Snapshots are the best thing in the world for me on Arch. I'm specifically using it cause I like to tinker with exotic hardware and it has the most sane defaults for most of the things I care about. Pacman is great, but the AUR can be a bit a sketchy sometimes on choices that package authors make. Having snapshots every time package changes happen that I can roll back to from my boot loader is _awesome_. If you've ever used a distro that does kernel backups in your boot loader, it's like that, except it's whole packages at a time! And being able to use subvolumes to control which parts of a snapshot to restore is awesome. I can roll back my system without touching my home directory, even on a single drive setup!


But browsing my .snapshots directory was infinitely easier!

I second this however I don't use the filesystem to get this functionality. I most often use XFS and have a cronjob that calls an old perl script called "rsnapshot" [1] that makes use of hardlinks to deal with duplicate content and save space. One can create both local and remote snapshots. Similar to your situation I have used this to fix corrupted git repos which I could have done within git itself but rsnapshot was many times easier and I am lazy.

[1] - https://wiki.archlinux.org/title/rsnapshot


Let me guess: you use XFS because of the large number of hardlinks it allows out of the box (as opposed to the small number allowed by ext4)?


For me personally it was a matter of benchmarks. In the past I have seen higher performance numbers especially when dealing with directories that contain a very large number of files creating / deleting vs ext4. I've not tested since the 5.11 kernel time-frame however. But to your point it would be nice to see XFS have an option to grow inode limits dynamically like brtfs instead of having to manually adjust it. I've honestly never even tried out brtfs but it looks like I should.


By the way, "git reflog" can usually get you out of horribly botched rebases without using special filesystem features: git reset --hard <sha1 of last good state from reflog>


The reflog can be a PITA to walk through. A less well known thing is that you can spelunk through the reflog by saying `<ref>@{N}` which means whatever commit `<ref>` was pointing at N changes to the ref ago.
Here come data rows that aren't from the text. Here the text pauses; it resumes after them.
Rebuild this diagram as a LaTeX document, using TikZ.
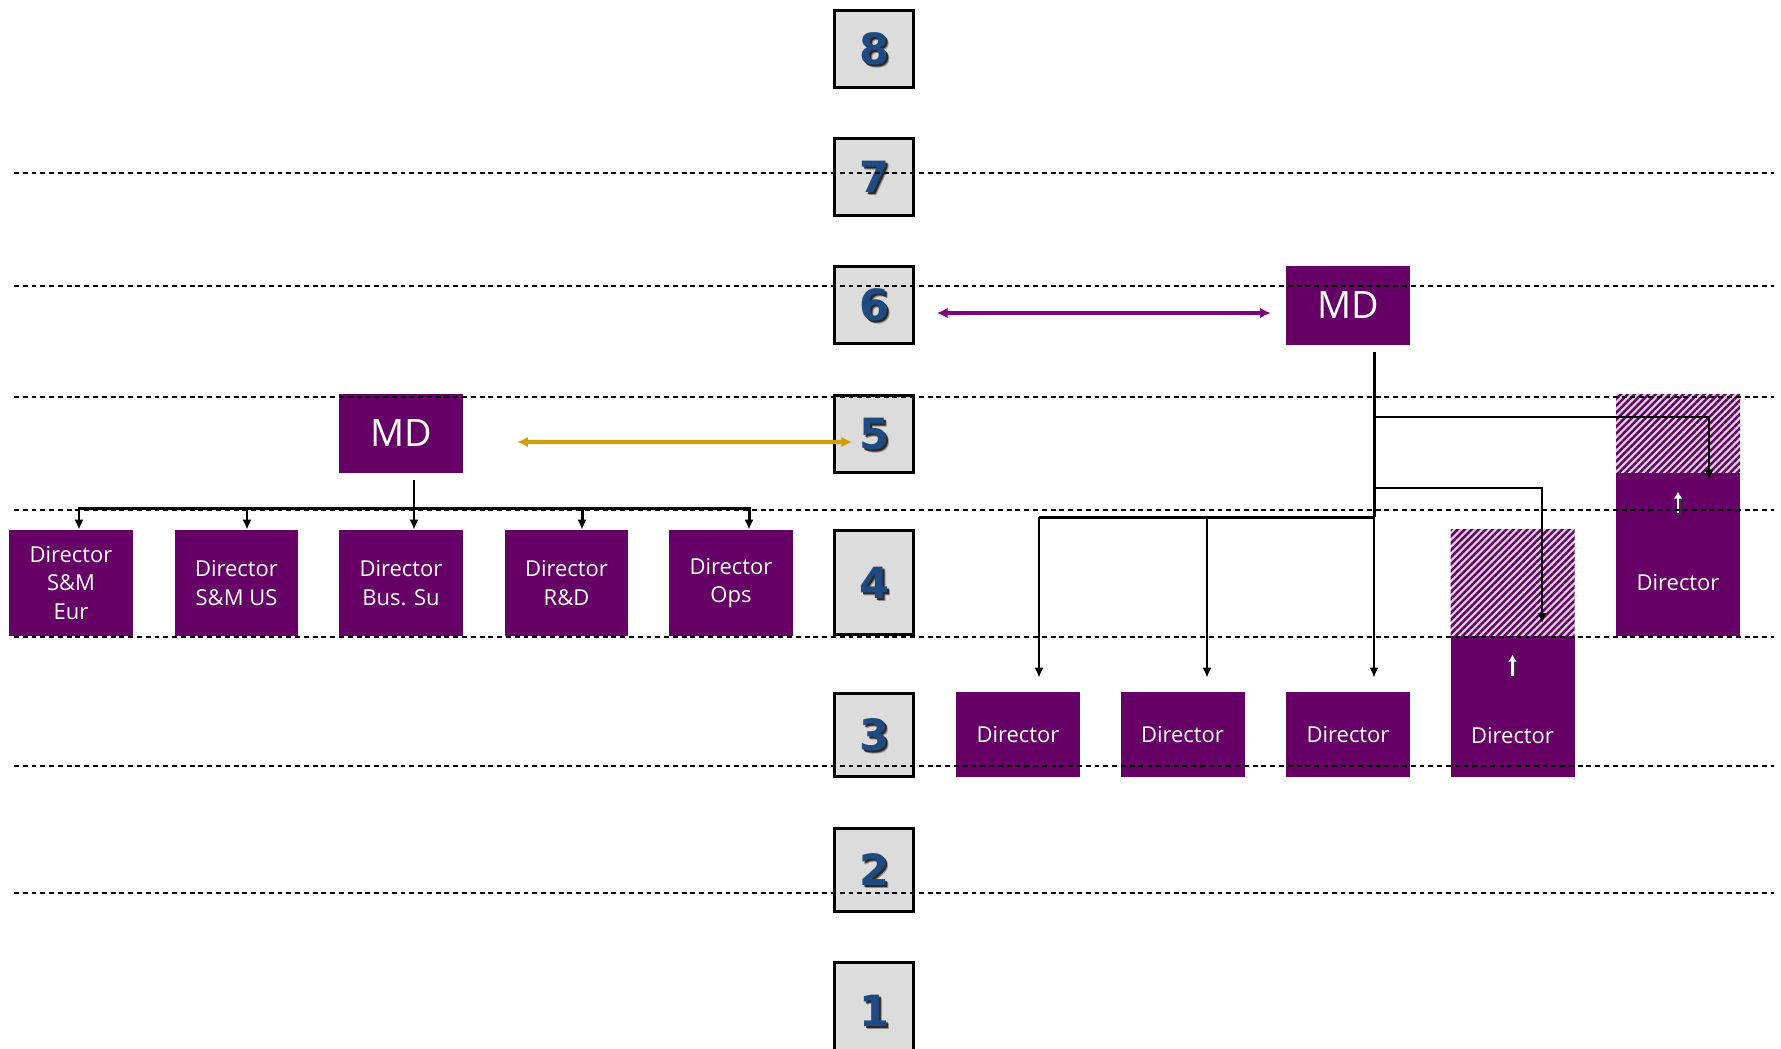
\documentclass[tikz,border=0pt]{standalone}
\usepackage{fontspec}
\setmainfont{Open Sans}
\newfontfamily\numfont{DejaVu Sans}
\usetikzlibrary{calc,arrows.meta,patterns.meta}

\definecolor{boxpurple}{RGB}{102,0,102}
\definecolor{linkpurple}{RGB}{128,0,128}
\definecolor{linkgold}{RGB}{208,158,0}
\definecolor{lvlgray}{RGB}{220,220,220}
\definecolor{lvlblue}{RGB}{31,75,130}
\definecolor{hatchbg}{RGB}{218,210,218}

\tikzset{
  lvl/.style={draw=black, line width=1.7pt, fill=lvlgray, minimum width=1.58cm, inner sep=0pt},
  digit/.style={font=\numfont\bfseries\fontsize{24.5}{24.5}\selectfont, text=lvlblue, inner sep=0pt},
  role/.style={fill=boxpurple, text=white, minimum width=2.48cm, inner sep=0pt, align=center,
    font=\fontsize{12.5}{16.4}\selectfont},
  roletext/.style={text=white, inner sep=0pt, font=\fontsize{12.5}{16.4}\selectfont},
  big/.style={font=\fontsize{21.5}{24}\selectfont},
  hatch/.style={minimum width=2.48cm, inner sep=0pt, preaction={fill=hatchbg},
    pattern={Lines[angle=45,distance=2.8pt,line width=1.4pt]}, pattern color=boxpurple},
  link/.style={line width=1.1pt, -{Latex[length=5.7pt,width=5.2pt]}},
  bar/.style={line width=1.7pt},
  grade/.style={line width=0.8pt, dash pattern=on 2.8pt off 2.2pt}
}

\begin{document}
\begin{tikzpicture}[x=0.02cm, y=-0.02cm]
  \useasboundingbox (0,0) rectangle (1781,1048);
  \fill[white] (0,0) rectangle (1781,1048);

  % Grade column:
  \foreach \n/\yc/\h in {8/49/1.54, 7/177/1.54, 6/305/1.54, 5/434/1.54, 4/582.5/2.08, 3/735/1.66, 2/870/1.66, 1/1011/1.94} {
    \node[lvl, minimum height=\h cm] (lvl\n) at (874,\yc) {};
    \node[digit, text=black, opacity=.35] (sf\n) at (877.5,\yc+3) {\n};
    \node[digit, text=black, opacity=.7] (sh\n) at (876.5,\yc+2) {\n};
    \node[digit] (num\n) at (874,\yc) {\n};
  }

  % Left: MD with five directors
  \node[role, big, minimum height=1.58cm] (mdL) at (401,433.5) {MD};
  \node[role, minimum height=2.12cm] (eur) at (71,583) {Director\\S\&M\\Eur};
  \node[role, minimum height=2.12cm] (us) at (236.5,583) {Director\\S\&M US};
  \node[role, minimum height=2.12cm] (bus) at (401,583) {Director\\Bus. Su};
  \node[role, minimum height=2.12cm] (rnd) at (566.5,583) {Director\\R\&D};
  \node[role, minimum height=2.12cm] (ops) at (731,583) {Director\\Ops};

  \draw[bar, {Latex[length=5.7pt,width=5.2pt]}-{Latex[length=5.7pt,width=5.2pt]}]
    ($(eur.north)+(8,0)$) -- ++(0,-21) -| ($(ops.north)+(18,0)$);
  \draw[bar, -{Latex[length=5.7pt,width=5.2pt]}] ($(mdL.south)+(13,7)$) -- ($(bus.north)+(13,0)$);
  \foreach \b/\dx in {us/10.5, rnd/15.5}
    \draw[bar, -{Latex[length=5.7pt,width=5.2pt]}] ($(\b.north)+(\dx,-21)$) -- ($(\b.north)+(\dx,0)$);

  % Right: MD one grade up
  \node[role, big, minimum height=1.58cm] (mdR) at (1348,305.5) {MD};
  \foreach \i/\x in {1/1018, 2/1182.5, 3/1348}
    \node[role, minimum height=1.7cm] (dir\i) at (\x,734.5) {Director};

  \node[hatch, minimum height=2.14cm] (up4) at (1512.5,582.5) {};
  \node[role, minimum height=2.82cm] (dir4) at (1512.5,706.5) {};
  \node[roletext] (lab4) at (1512.5,736) {Director};
  \node[hatch, minimum height=1.58cm] (up5) at (1678,433.5) {};
  \node[role, minimum height=3.26cm] (dir5) at (1678,554.5) {};
  \node[roletext] (lab5) at (1678,583) {Director};

  % small raise arrows
  \foreach \b in {dir4, dir5} {
    \draw[line width=1.6pt, black!80, -{Latex[length=4pt,width=5pt]}] ($(\b.north)+(2,42)$) -- ($(\b.north)+(2,21)$);
    \draw[line width=1.6pt, white, -{Latex[length=4pt,width=5pt]}] ($(\b.north)+(0,40)$) -- ($(\b.north)+(0,19)$);
  }

  \coordinate (a1) at ($(dir1.north)+(21,-14)$);
  \coordinate (a2) at ($(dir2.north)+(24.5,-14)$);
  \draw[bar] ($(mdR.south)+(26,7)$) -- ++(0,165) coordinate (hub);
  \draw[link] (hub) -- ($(dir3.north)+(26,-14)$);
  \draw[bar] (hub) -- (hub -| a1);
  \draw[link] (hub -| a1) -- (a1);
  \draw[link] (hub -| a2) -- (a2);
  \draw[link] ($(mdR.south)+(26,72)$) -| ($(dir5.north)+(31,7)$);
  \draw[link] ($(mdR.south)+(26,143)$) -| ($(up4.south)+(29.5,-14)$);

  % Matching grades
  \draw[line width=2.4pt, linkgold, {Latex[length=6pt,width=6pt]}-{Latex[length=6pt,width=6pt]}]
    ($(mdL.east)+(54,8.5)$) -- ($(lvl5.west)+(19,8)$);
  \draw[line width=2.2pt, linkpurple, {Latex[length=6pt,width=6pt]}-{Latex[length=6pt,width=6pt]}]
    ($(lvl6.east)+(22,8)$) -- ($(mdR.west)+(-15,7.5)$);

  % Grade boundaries
  \foreach \y in {173,286,397,510,637,766,893}
    \draw[grade] (14,\y) -- (1774,\y);
\end{tikzpicture}
\end{document}
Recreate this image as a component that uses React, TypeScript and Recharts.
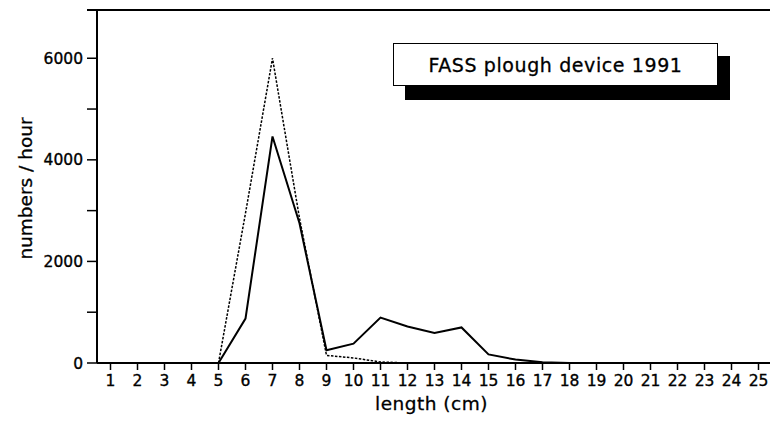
import React from 'react';
import { LineChart, Line, XAxis, YAxis, ReferenceLine, Legend } from 'recharts';

const lengthCm = [1, 2, 3, 4, 5, 6, 7, 8, 9, 10, 11, 12, 13, 14, 15, 16, 17, 18, 19, 20, 21, 22, 23, 24, 25];
const fassSolid = [0, 0, 0, 0, 0, 875, 4460, 2750, 250, 380, 895, 720, 590, 700, 170, 67, 15, 0, 0, 0, 0, 0, 0, 0, 0];
const fassDashed = [0, 0, 0, 0, 0, 2950, 6000, 2850, 150, 100, 20, 0, 0, 0, 0, 0, 0, 0, 0, 0, 0, 0, 0, 0, 0];
const yTicks = [0, 1000, 2000, 3000, 4000, 5000, 6000];
const yLabeled = [0, 2000, 4000, 6000];
const yTop = 6950;
const legendTitle = 'FASS plough device 1991';
const xTitle = 'length (cm)';
const yTitle = 'numbers / hour';

const FONT = '"DejaVu Sans", "Liberation Sans", sans-serif';

const data = lengthCm.map((len, i) => ({ len, solid: fassSolid[i], dashed: fassDashed[i] }));

const LegendBox = () => (
  <div style={{ position: 'relative', width: 340, height: 58 }}>
    <div style={{ position: 'absolute', left: 12, top: 13, width: 325, height: 44, background: '#000' }} />
    <div
      style={{
        position: 'absolute', left: 0, top: 0, width: 325, height: 43, boxSizing: 'border-box',
        background: '#fff', border: '1.5px solid #000', display: 'flex', alignItems: 'center',
        justifyContent: 'center', fontFamily: FONT, fontSize: 19, letterSpacing: 0.6, color: '#000',
        WebkitTextStroke: '0.3px #000',
      }}
    >
      {legendTitle}
    </div>
  </div>
);

const TopLine = (p: any) => (
  <line x1={p.x1 - 10} y1={p.y1} x2={p.x2} y2={p.y2} stroke="#000" strokeWidth={2} />
);

const tickStyle = { fill: '#000', fontSize: 15.5, fontFamily: FONT, stroke: '#000', strokeWidth: 0.35 };

export default function App() {
  return (
    <div style={{ position: 'absolute', left: 0, top: 0, width: 770, height: 423, overflow: 'hidden', background: '#fff' }}>
      <LineChart width={775} height={423} data={data} margin={{ top: 10, right: 3, bottom: 0, left: 0 }}>
        <XAxis
          dataKey="len"
          type="number"
          domain={[0.5, 25.5]}
          ticks={lengthCm}
          interval={0}
          height={60}
          tickSize={7}
          tickMargin={5}
          axisLine={{ stroke: '#000', strokeWidth: 2 }}
          tickLine={{ stroke: '#000', strokeWidth: 1.5 }}
          tick={tickStyle}
          label={{
            content: (props: any) => {
              const vb = props.viewBox;
              return (
                <text x={vb.x + vb.width / 2 - 3} y={410} textAnchor="middle" fontFamily={FONT} fontSize={18.5} letterSpacing={0.5} fill="#000" stroke="#000" strokeWidth={0.3}>
                  {xTitle}
                </text>
              );
            },
          }}
        />
        <YAxis
          type="number"
          domain={[0, yTop]}
          ticks={yTicks}
          interval={0}
          width={97}
          tickSize={10}
          tickMargin={4}
          axisLine={{ stroke: '#000', strokeWidth: 2 }}
          tickLine={{ stroke: '#000', strokeWidth: 1.5 }}
          tick={tickStyle}
          tickFormatter={(v: number) => (yLabeled.includes(v) ? String(v) : '')}
          label={{
            content: (props: any) => {
              const vb = props.viewBox;
              const cy = vb.y + vb.height / 2 + 2;
              return (
                <text x={32} y={cy} transform={`rotate(-90 32 ${cy})`} textAnchor="middle" fontFamily={FONT} fontSize={18.5} fill="#000" stroke="#000" strokeWidth={0.3}>
                  {yTitle}
                </text>
              );
            },
          }}
        />
        <ReferenceLine y={yTop} shape={TopLine} />
        <Line dataKey="dashed" stroke="#000" strokeWidth={1.5} strokeDasharray="2.5 1.5" dot={false} isAnimationActive={false} />
        <Line dataKey="solid" stroke="#000" strokeWidth={2} dot={false} isAnimationActive={false} />
        <Legend
          layout="vertical"
          align="center"
          verticalAlign="middle"
          content={() => <LegendBox />}
          wrapperStyle={{ position: 'absolute', left: 393, top: 43, width: 340, height: 58 }}
        />
      </LineChart>
    </div>
  );
}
Super handy to double-check that the rebase squashing commits didn't screw things up if there were merge conflicts in the fixups.


Synology ships it for their NAS


Sort of. They use it on top of dm-raid and use dm-integrity for the checksum features. They claim BTRFS RAID is unstable.

https://kb.synology.com/en-us/DSM/tutorial/What_was_the_RAID...


Synology is running on top of mdraid, but does not use dm-integrity. Since it can be enabled per-share, and share creates a btrfs subvolume, that would be kind of difficult.

For scrubbing, plain-old btrfs-scrub is being used.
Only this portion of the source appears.